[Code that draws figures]
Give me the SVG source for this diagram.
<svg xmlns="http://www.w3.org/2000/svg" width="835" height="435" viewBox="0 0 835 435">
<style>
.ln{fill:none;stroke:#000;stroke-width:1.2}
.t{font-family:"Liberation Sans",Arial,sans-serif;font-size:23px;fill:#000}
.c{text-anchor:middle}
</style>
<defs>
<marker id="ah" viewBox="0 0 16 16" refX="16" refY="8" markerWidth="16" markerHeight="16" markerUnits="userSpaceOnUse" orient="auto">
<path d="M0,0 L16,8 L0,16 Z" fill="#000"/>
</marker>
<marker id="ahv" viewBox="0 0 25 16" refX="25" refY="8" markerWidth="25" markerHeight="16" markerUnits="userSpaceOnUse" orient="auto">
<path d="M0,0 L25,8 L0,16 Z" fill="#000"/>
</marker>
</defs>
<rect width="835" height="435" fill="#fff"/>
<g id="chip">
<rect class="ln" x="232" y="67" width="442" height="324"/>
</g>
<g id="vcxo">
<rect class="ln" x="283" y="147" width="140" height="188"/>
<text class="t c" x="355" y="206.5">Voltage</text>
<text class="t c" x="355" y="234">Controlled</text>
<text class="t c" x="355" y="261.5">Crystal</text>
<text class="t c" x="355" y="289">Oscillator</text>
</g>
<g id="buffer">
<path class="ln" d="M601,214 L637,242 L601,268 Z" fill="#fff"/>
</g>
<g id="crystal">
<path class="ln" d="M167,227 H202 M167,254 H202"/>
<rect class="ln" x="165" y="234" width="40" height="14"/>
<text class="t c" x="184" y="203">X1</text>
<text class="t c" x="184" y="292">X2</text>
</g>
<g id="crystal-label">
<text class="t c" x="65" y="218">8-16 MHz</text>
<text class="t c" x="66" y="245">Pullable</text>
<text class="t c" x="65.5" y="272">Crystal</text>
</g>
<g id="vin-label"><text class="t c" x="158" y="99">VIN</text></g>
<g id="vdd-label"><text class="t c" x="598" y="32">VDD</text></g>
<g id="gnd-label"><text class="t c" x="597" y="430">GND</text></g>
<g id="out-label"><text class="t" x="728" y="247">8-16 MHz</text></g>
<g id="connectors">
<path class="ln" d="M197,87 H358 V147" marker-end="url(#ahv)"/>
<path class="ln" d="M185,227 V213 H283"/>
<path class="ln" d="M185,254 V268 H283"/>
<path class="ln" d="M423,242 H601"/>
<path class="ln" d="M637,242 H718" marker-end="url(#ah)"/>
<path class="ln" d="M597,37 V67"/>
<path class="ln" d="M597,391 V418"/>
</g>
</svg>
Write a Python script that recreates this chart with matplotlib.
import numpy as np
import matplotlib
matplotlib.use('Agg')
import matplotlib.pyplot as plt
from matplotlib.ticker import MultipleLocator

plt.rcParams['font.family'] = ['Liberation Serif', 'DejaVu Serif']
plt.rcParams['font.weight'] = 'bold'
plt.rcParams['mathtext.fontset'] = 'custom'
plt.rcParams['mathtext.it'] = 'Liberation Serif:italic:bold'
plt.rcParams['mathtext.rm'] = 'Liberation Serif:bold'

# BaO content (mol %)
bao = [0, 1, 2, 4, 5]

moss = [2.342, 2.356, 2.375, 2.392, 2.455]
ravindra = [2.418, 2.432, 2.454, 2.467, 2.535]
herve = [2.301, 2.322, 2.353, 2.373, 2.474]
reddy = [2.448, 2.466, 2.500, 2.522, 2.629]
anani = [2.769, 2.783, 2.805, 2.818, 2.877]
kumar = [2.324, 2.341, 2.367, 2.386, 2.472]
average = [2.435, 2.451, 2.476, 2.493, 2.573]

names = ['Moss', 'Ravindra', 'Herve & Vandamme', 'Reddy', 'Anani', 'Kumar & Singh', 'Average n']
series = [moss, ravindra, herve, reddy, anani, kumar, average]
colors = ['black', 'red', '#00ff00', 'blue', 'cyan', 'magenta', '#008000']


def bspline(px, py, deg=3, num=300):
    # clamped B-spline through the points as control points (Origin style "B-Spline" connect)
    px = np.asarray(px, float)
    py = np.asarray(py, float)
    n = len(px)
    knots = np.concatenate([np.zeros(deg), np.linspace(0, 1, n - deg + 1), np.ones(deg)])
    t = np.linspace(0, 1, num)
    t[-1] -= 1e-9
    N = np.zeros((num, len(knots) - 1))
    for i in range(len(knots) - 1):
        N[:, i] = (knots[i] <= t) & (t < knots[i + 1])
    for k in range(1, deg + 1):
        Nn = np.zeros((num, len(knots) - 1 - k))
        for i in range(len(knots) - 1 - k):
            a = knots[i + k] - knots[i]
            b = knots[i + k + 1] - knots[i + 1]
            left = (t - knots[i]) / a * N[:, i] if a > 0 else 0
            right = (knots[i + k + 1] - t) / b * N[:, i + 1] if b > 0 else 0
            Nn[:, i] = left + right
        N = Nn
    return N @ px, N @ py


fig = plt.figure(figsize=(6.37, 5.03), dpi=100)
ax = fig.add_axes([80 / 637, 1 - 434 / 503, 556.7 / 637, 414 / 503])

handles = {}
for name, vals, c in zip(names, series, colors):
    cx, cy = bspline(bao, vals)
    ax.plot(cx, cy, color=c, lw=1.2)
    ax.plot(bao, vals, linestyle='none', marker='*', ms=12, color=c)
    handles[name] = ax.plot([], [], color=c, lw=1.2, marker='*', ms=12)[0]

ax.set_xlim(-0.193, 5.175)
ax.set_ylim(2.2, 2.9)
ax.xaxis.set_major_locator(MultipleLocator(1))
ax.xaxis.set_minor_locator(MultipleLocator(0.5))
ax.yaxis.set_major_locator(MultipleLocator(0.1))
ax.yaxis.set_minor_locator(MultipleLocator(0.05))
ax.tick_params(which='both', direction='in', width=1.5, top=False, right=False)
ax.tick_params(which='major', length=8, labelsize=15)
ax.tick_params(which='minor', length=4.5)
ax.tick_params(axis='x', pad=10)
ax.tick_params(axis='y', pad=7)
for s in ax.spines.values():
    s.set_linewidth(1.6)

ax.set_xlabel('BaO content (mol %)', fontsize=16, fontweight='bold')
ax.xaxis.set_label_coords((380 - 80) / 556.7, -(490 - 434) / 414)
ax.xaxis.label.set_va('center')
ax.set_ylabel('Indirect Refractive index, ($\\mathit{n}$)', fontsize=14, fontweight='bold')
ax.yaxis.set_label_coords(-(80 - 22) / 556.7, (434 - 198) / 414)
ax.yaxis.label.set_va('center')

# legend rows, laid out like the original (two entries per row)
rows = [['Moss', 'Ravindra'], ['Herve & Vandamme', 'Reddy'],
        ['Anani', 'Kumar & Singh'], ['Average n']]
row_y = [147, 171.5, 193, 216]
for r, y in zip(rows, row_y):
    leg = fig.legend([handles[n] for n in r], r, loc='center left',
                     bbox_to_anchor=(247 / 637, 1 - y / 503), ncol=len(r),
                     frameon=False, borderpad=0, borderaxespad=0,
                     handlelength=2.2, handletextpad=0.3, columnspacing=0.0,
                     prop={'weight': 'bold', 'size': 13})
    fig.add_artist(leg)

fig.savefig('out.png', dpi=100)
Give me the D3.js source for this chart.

[GIVEN REQUEST] Print out the whole listing exactly as it appears.

[RESPONSE]
Give me the SVG source for this diagram.
<svg xmlns="http://www.w3.org/2000/svg" width="835" height="435" viewBox="0 0 835 435">
<style>
.ln{fill:none;stroke:#000;stroke-width:1.2}
.t{font-family:"Liberation Sans",Arial,sans-serif;font-size:23px;fill:#000}
.c{text-anchor:middle}
</style>
<defs>
<marker id="ah" viewBox="0 0 16 16" refX="16" refY="8" markerWidth="16" markerHeight="16" markerUnits="userSpaceOnUse" orient="auto">
<path d="M0,0 L16,8 L0,16 Z" fill="#000"/>
</marker>
<marker id="ahv" viewBox="0 0 25 16" refX="25" refY="8" markerWidth="25" markerHeight="16" markerUnits="userSpaceOnUse" orient="auto">
<path d="M0,0 L25,8 L0,16 Z" fill="#000"/>
</marker>
</defs>
<rect width="835" height="435" fill="#fff"/>
<g id="chip">
<rect class="ln" x="232" y="67" width="442" height="324"/>
</g>
<g id="vcxo">
<rect class="ln" x="283" y="147" width="140" height="188"/>
<text class="t c" x="355" y="206.5">Voltage</text>
<text class="t c" x="355" y="234">Controlled</text>
<text class="t c" x="355" y="261.5">Crystal</text>
<text class="t c" x="355" y="289">Oscillator</text>
</g>
<g id="buffer">
<path class="ln" d="M601,214 L637,242 L601,268 Z" fill="#fff"/>
</g>
<g id="crystal">
<path class="ln" d="M167,227 H202 M167,254 H202"/>
<rect class="ln" x="165" y="234" width="40" height="14"/>
<text class="t c" x="184" y="203">X1</text>
<text class="t c" x="184" y="292">X2</text>
</g>
<g id="crystal-label">
<text class="t c" x="65" y="218">8-16 MHz</text>
<text class="t c" x="66" y="245">Pullable</text>
<text class="t c" x="65.5" y="272">Crystal</text>
</g>
<g id="vin-label"><text class="t c" x="158" y="99">VIN</text></g>
<g id="vdd-label"><text class="t c" x="598" y="32">VDD</text></g>
<g id="gnd-label"><text class="t c" x="597" y="430">GND</text></g>
<g id="out-label"><text class="t" x="728" y="247">8-16 MHz</text></g>
<g id="connectors">
<path class="ln" d="M197,87 H358 V147" marker-end="url(#ahv)"/>
<path class="ln" d="M185,227 V213 H283"/>
<path class="ln" d="M185,254 V268 H283"/>
<path class="ln" d="M423,242 H601"/>
<path class="ln" d="M637,242 H718" marker-end="url(#ah)"/>
<path class="ln" d="M597,37 V67"/>
<path class="ln" d="M597,391 V418"/>
</g>
</svg>
Write a Python script that recreates this chart with matplotlib.
import numpy as np
import matplotlib
matplotlib.use('Agg')
import matplotlib.pyplot as plt
from matplotlib.ticker import MultipleLocator

plt.rcParams['font.family'] = ['Liberation Serif', 'DejaVu Serif']
plt.rcParams['font.weight'] = 'bold'
plt.rcParams['mathtext.fontset'] = 'custom'
plt.rcParams['mathtext.it'] = 'Liberation Serif:italic:bold'
plt.rcParams['mathtext.rm'] = 'Liberation Serif:bold'

# BaO content (mol %)
bao = [0, 1, 2, 4, 5]

moss = [2.342, 2.356, 2.375, 2.392, 2.455]
ravindra = [2.418, 2.432, 2.454, 2.467, 2.535]
herve = [2.301, 2.322, 2.353, 2.373, 2.474]
reddy = [2.448, 2.466, 2.500, 2.522, 2.629]
anani = [2.769, 2.783, 2.805, 2.818, 2.877]
kumar = [2.324, 2.341, 2.367, 2.386, 2.472]
average = [2.435, 2.451, 2.476, 2.493, 2.573]

names = ['Moss', 'Ravindra', 'Herve & Vandamme', 'Reddy', 'Anani', 'Kumar & Singh', 'Average n']
series = [moss, ravindra, herve, reddy, anani, kumar, average]
colors = ['black', 'red', '#00ff00', 'blue', 'cyan', 'magenta', '#008000']


def bspline(px, py, deg=3, num=300):
    # clamped B-spline through the points as control points (Origin style "B-Spline" connect)
    px = np.asarray(px, float)
    py = np.asarray(py, float)
    n = len(px)
    knots = np.concatenate([np.zeros(deg), np.linspace(0, 1, n - deg + 1), np.ones(deg)])
    t = np.linspace(0, 1, num)
    t[-1] -= 1e-9
    N = np.zeros((num, len(knots) - 1))
    for i in range(len(knots) - 1):
        N[:, i] = (knots[i] <= t) & (t < knots[i + 1])
    for k in range(1, deg + 1):
        Nn = np.zeros((num, len(knots) - 1 - k))
        for i in range(len(knots) - 1 - k):
            a = knots[i + k] - knots[i]
            b = knots[i + k + 1] - knots[i + 1]
            left = (t - knots[i]) / a * N[:, i] if a > 0 else 0
            right = (knots[i + k + 1] - t) / b * N[:, i + 1] if b > 0 else 0
            Nn[:, i] = left + right
        N = Nn
    return N @ px, N @ py


fig = plt.figure(figsize=(6.37, 5.03), dpi=100)
ax = fig.add_axes([80 / 637, 1 - 434 / 503, 556.7 / 637, 414 / 503])

handles = {}
for name, vals, c in zip(names, series, colors):
    cx, cy = bspline(bao, vals)
    ax.plot(cx, cy, color=c, lw=1.2)
    ax.plot(bao, vals, linestyle='none', marker='*', ms=12, color=c)
    handles[name] = ax.plot([], [], color=c, lw=1.2, marker='*', ms=12)[0]

ax.set_xlim(-0.193, 5.175)
ax.set_ylim(2.2, 2.9)
ax.xaxis.set_major_locator(MultipleLocator(1))
ax.xaxis.set_minor_locator(MultipleLocator(0.5))
ax.yaxis.set_major_locator(MultipleLocator(0.1))
ax.yaxis.set_minor_locator(MultipleLocator(0.05))
ax.tick_params(which='both', direction='in', width=1.5, top=False, right=False)
ax.tick_params(which='major', length=8, labelsize=15)
ax.tick_params(which='minor', length=4.5)
ax.tick_params(axis='x', pad=10)
ax.tick_params(axis='y', pad=7)
for s in ax.spines.values():
    s.set_linewidth(1.6)

ax.set_xlabel('BaO content (mol %)', fontsize=16, fontweight='bold')
ax.xaxis.set_label_coords((380 - 80) / 556.7, -(490 - 434) / 414)
ax.xaxis.label.set_va('center')
ax.set_ylabel('Indirect Refractive index, ($\\mathit{n}$)', fontsize=14, fontweight='bold')
ax.yaxis.set_label_coords(-(80 - 22) / 556.7, (434 - 198) / 414)
ax.yaxis.label.set_va('center')

# legend rows, laid out like the original (two entries per row)
rows = [['Moss', 'Ravindra'], ['Herve & Vandamme', 'Reddy'],
        ['Anani', 'Kumar & Singh'], ['Average n']]
row_y = [147, 171.5, 193, 216]
for r, y in zip(rows, row_y):
    leg = fig.legend([handles[n] for n in r], r, loc='center left',
                     bbox_to_anchor=(247 / 637, 1 - y / 503), ncol=len(r),
                     frameon=False, borderpad=0, borderaxespad=0,
                     handlelength=2.2, handletextpad=0.3, columnspacing=0.0,
                     prop={'weight': 'bold', 'size': 13})
    fig.add_artist(leg)

fig.savefig('out.png', dpi=100)
Give me the D3.js source for this chart.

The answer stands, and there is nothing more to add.